Mike Burns, beverage director for the Calgary-based Teatro Group says, “Losing that source of local products will affect our ability to cater to the extensive tourist business our locations attract – many of whom have not tried B.C. wines.”
“Many of the importing partners we depend on for wines from B.C. and everywhere else would be horrifically affected by this loss of revenue, resulting in higher prices of agencies closing—a loss for all parties—but mostly the average Albertan consumer.”
Burns goes on to speculate the future of events like Big Taste Calgary, which is a collaboration between Calgary restaurants and the BC Wine Institute, drawing in hundreds of diners during the month of March.
According to an earlier press release from BC Wine Institute, 30 per cent of all wine sold in Alberta is from B.C. and that “a working free-trade relationship between Alberta and British Columbia is imperative to securing economic well being in Canada.”
“We are disappointed that this political decision is threatening our progress and threatening the successes that have benefitted small businesses in both the Alberta and B.C. economies.”
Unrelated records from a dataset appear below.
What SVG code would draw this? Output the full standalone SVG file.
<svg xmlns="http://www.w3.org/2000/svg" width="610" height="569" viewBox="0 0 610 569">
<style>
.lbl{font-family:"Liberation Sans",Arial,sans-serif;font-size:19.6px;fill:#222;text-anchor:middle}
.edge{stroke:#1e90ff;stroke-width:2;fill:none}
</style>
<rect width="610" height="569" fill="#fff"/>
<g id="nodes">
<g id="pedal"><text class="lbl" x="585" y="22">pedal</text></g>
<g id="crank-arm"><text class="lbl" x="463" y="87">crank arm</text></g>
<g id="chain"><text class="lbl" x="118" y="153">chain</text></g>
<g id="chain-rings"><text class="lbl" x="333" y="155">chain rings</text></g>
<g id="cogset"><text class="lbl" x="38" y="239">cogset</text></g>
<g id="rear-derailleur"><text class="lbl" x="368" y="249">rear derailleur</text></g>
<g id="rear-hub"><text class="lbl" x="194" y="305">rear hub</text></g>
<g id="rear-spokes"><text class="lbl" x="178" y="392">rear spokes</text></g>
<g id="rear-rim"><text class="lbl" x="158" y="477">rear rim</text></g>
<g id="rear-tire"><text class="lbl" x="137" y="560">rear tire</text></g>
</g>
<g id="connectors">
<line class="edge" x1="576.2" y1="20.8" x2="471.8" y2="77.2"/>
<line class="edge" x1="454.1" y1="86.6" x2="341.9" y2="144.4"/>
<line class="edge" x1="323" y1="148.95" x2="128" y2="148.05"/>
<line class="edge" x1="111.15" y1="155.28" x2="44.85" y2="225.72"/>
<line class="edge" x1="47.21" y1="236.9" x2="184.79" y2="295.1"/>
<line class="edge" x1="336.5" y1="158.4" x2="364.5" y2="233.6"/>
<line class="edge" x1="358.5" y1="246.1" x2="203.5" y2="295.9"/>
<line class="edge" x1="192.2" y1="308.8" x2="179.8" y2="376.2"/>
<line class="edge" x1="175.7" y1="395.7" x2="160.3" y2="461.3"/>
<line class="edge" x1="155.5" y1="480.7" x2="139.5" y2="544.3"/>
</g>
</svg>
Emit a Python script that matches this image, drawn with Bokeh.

One Alberta wine shop manager noted that, “While we are in support of the Alberta government and their efforts to improve the economy at home, we are disappointed by the recent decision made by the premier. It hurts to know that our friends in B.C. will have to suffer while our two provinces battle it out. Their passion and dedication to their craft is something we have been proud to share with our customers over the years and it hurts us to know that they are the ones being punished by this misguided decision.”